_Supplied data_:
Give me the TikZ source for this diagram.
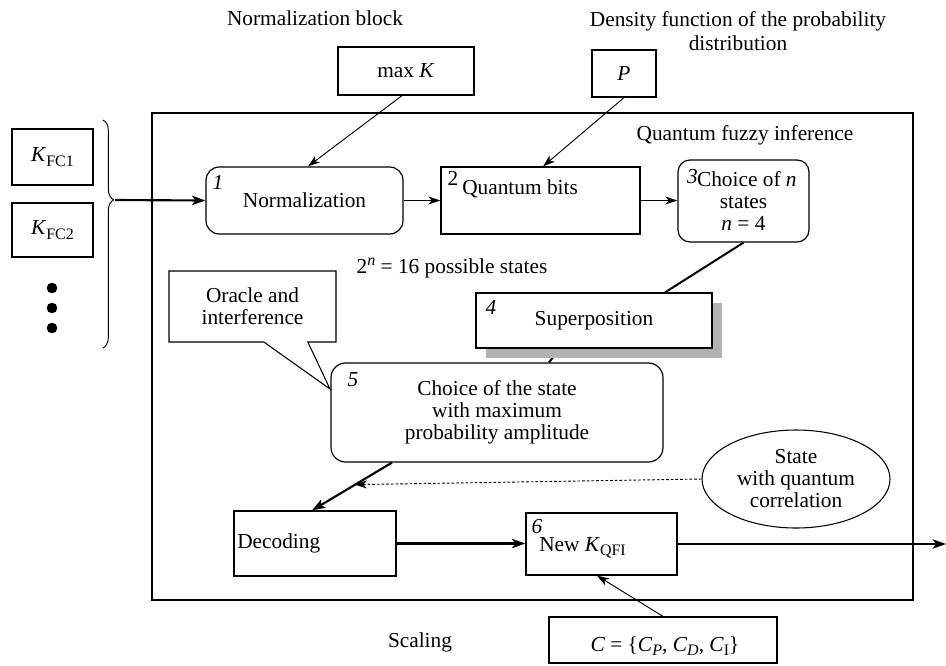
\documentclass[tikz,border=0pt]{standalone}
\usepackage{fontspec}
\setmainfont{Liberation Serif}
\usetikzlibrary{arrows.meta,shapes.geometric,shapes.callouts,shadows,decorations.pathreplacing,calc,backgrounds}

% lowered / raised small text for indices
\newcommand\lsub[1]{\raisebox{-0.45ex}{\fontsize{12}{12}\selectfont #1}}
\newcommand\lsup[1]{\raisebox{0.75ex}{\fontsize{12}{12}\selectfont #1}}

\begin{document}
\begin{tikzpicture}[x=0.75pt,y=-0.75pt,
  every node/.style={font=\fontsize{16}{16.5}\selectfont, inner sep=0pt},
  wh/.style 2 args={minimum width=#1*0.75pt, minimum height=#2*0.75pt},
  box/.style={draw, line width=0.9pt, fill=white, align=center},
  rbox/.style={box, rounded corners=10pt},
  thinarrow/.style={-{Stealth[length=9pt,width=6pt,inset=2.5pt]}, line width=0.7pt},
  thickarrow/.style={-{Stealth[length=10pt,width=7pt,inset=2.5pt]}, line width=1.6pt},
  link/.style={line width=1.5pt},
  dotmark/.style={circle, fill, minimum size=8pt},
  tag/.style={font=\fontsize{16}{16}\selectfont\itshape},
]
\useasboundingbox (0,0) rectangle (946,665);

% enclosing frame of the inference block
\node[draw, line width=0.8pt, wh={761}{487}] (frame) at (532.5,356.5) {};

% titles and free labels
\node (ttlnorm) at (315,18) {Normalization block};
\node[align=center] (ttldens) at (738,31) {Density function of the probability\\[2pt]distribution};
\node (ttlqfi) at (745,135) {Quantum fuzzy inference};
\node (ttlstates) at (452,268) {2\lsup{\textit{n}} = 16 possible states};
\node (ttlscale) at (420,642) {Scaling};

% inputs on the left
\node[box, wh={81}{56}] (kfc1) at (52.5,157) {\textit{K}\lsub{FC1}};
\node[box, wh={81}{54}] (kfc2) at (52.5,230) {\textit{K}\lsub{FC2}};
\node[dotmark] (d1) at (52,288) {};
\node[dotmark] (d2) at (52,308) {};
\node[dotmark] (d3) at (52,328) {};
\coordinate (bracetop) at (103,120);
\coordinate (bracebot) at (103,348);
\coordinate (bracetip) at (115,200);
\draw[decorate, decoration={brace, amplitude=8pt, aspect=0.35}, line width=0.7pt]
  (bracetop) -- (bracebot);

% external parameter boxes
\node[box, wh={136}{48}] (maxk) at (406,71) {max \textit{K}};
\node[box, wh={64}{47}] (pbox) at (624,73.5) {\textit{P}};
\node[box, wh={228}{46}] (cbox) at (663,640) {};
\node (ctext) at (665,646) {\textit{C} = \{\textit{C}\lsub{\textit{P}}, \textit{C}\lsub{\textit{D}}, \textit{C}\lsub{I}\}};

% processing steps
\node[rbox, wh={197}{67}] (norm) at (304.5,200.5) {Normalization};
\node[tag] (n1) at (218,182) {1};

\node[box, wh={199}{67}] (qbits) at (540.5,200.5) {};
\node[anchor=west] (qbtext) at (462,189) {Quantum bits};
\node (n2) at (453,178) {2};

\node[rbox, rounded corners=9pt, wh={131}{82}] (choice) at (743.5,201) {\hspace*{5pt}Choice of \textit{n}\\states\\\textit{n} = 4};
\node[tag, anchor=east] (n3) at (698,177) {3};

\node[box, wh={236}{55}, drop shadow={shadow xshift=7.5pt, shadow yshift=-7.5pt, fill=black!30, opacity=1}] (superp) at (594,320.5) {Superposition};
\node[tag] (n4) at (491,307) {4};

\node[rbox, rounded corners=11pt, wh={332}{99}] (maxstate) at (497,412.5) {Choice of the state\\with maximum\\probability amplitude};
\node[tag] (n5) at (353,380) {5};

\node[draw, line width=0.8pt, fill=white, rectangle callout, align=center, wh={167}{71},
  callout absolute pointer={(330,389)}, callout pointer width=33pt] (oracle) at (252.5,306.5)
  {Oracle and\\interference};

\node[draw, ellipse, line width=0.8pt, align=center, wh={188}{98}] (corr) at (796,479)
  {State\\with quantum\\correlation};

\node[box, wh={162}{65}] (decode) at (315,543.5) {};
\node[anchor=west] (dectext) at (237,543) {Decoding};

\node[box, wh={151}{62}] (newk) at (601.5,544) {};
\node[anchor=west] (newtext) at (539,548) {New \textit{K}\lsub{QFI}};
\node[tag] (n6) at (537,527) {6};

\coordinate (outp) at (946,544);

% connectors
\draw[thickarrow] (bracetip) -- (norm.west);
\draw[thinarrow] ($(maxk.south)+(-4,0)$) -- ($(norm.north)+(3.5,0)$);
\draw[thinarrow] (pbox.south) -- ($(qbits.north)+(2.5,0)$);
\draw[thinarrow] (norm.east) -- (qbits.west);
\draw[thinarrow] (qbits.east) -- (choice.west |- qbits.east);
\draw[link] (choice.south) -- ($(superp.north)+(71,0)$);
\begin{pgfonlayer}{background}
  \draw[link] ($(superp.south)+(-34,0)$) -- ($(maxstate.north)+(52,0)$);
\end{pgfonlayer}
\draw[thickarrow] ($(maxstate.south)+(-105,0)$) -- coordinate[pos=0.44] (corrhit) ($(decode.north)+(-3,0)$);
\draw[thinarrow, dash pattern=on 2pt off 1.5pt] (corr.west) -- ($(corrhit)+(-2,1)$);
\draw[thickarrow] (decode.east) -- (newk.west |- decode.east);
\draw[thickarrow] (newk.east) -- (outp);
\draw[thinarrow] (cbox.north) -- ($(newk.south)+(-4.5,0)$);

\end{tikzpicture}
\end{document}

_Problem requirements_:
Write out the listing above exactly as it stands, pictures excluded.

_Output of the task_:
Give me the TikZ source for this diagram.
\documentclass[tikz,border=0pt]{standalone}
\usepackage{fontspec}
\setmainfont{Liberation Serif}
\usetikzlibrary{arrows.meta,shapes.geometric,shapes.callouts,shadows,decorations.pathreplacing,calc,backgrounds}

% lowered / raised small text for indices
\newcommand\lsub[1]{\raisebox{-0.45ex}{\fontsize{12}{12}\selectfont #1}}
\newcommand\lsup[1]{\raisebox{0.75ex}{\fontsize{12}{12}\selectfont #1}}

\begin{document}
\begin{tikzpicture}[x=0.75pt,y=-0.75pt,
  every node/.style={font=\fontsize{16}{16.5}\selectfont, inner sep=0pt},
  wh/.style 2 args={minimum width=#1*0.75pt, minimum height=#2*0.75pt},
  box/.style={draw, line width=0.9pt, fill=white, align=center},
  rbox/.style={box, rounded corners=10pt},
  thinarrow/.style={-{Stealth[length=9pt,width=6pt,inset=2.5pt]}, line width=0.7pt},
  thickarrow/.style={-{Stealth[length=10pt,width=7pt,inset=2.5pt]}, line width=1.6pt},
  link/.style={line width=1.5pt},
  dotmark/.style={circle, fill, minimum size=8pt},
  tag/.style={font=\fontsize{16}{16}\selectfont\itshape},
]
\useasboundingbox (0,0) rectangle (946,665);

% enclosing frame of the inference block
\node[draw, line width=0.8pt, wh={761}{487}] (frame) at (532.5,356.5) {};

% titles and free labels
\node (ttlnorm) at (315,18) {Normalization block};
\node[align=center] (ttldens) at (738,31) {Density function of the probability\\[2pt]distribution};
\node (ttlqfi) at (745,135) {Quantum fuzzy inference};
\node (ttlstates) at (452,268) {2\lsup{\textit{n}} = 16 possible states};
\node (ttlscale) at (420,642) {Scaling};

% inputs on the left
\node[box, wh={81}{56}] (kfc1) at (52.5,157) {\textit{K}\lsub{FC1}};
\node[box, wh={81}{54}] (kfc2) at (52.5,230) {\textit{K}\lsub{FC2}};
\node[dotmark] (d1) at (52,288) {};
\node[dotmark] (d2) at (52,308) {};
\node[dotmark] (d3) at (52,328) {};
\coordinate (bracetop) at (103,120);
\coordinate (bracebot) at (103,348);
\coordinate (bracetip) at (115,200);
\draw[decorate, decoration={brace, amplitude=8pt, aspect=0.35}, line width=0.7pt]
  (bracetop) -- (bracebot);

% external parameter boxes
\node[box, wh={136}{48}] (maxk) at (406,71) {max \textit{K}};
\node[box, wh={64}{47}] (pbox) at (624,73.5) {\textit{P}};
\node[box, wh={228}{46}] (cbox) at (663,640) {};
\node (ctext) at (665,646) {\textit{C} = \{\textit{C}\lsub{\textit{P}}, \textit{C}\lsub{\textit{D}}, \textit{C}\lsub{I}\}};

% processing steps
\node[rbox, wh={197}{67}] (norm) at (304.5,200.5) {Normalization};
\node[tag] (n1) at (218,182) {1};

\node[box, wh={199}{67}] (qbits) at (540.5,200.5) {};
\node[anchor=west] (qbtext) at (462,189) {Quantum bits};
\node (n2) at (453,178) {2};

\node[rbox, rounded corners=9pt, wh={131}{82}] (choice) at (743.5,201) {\hspace*{5pt}Choice of \textit{n}\\states\\\textit{n} = 4};
\node[tag, anchor=east] (n3) at (698,177) {3};

\node[box, wh={236}{55}, drop shadow={shadow xshift=7.5pt, shadow yshift=-7.5pt, fill=black!30, opacity=1}] (superp) at (594,320.5) {Superposition};
\node[tag] (n4) at (491,307) {4};

\node[rbox, rounded corners=11pt, wh={332}{99}] (maxstate) at (497,412.5) {Choice of the state\\with maximum\\probability amplitude};
\node[tag] (n5) at (353,380) {5};

\node[draw, line width=0.8pt, fill=white, rectangle callout, align=center, wh={167}{71},
  callout absolute pointer={(330,389)}, callout pointer width=33pt] (oracle) at (252.5,306.5)
  {Oracle and\\interference};

\node[draw, ellipse, line width=0.8pt, align=center, wh={188}{98}] (corr) at (796,479)
  {State\\with quantum\\correlation};

\node[box, wh={162}{65}] (decode) at (315,543.5) {};
\node[anchor=west] (dectext) at (237,543) {Decoding};

\node[box, wh={151}{62}] (newk) at (601.5,544) {};
\node[anchor=west] (newtext) at (539,548) {New \textit{K}\lsub{QFI}};
\node[tag] (n6) at (537,527) {6};

\coordinate (outp) at (946,544);

% connectors
\draw[thickarrow] (bracetip) -- (norm.west);
\draw[thinarrow] ($(maxk.south)+(-4,0)$) -- ($(norm.north)+(3.5,0)$);
\draw[thinarrow] (pbox.south) -- ($(qbits.north)+(2.5,0)$);
\draw[thinarrow] (norm.east) -- (qbits.west);
\draw[thinarrow] (qbits.east) -- (choice.west |- qbits.east);
\draw[link] (choice.south) -- ($(superp.north)+(71,0)$);
\begin{pgfonlayer}{background}
  \draw[link] ($(superp.south)+(-34,0)$) -- ($(maxstate.north)+(52,0)$);
\end{pgfonlayer}
\draw[thickarrow] ($(maxstate.south)+(-105,0)$) -- coordinate[pos=0.44] (corrhit) ($(decode.north)+(-3,0)$);
\draw[thinarrow, dash pattern=on 2pt off 1.5pt] (corr.west) -- ($(corrhit)+(-2,1)$);
\draw[thickarrow] (decode.east) -- (newk.west |- decode.east);
\draw[thickarrow] (newk.east) -- (outp);
\draw[thinarrow] (cbox.north) -- ($(newk.south)+(-4.5,0)$);

\end{tikzpicture}
\end{document}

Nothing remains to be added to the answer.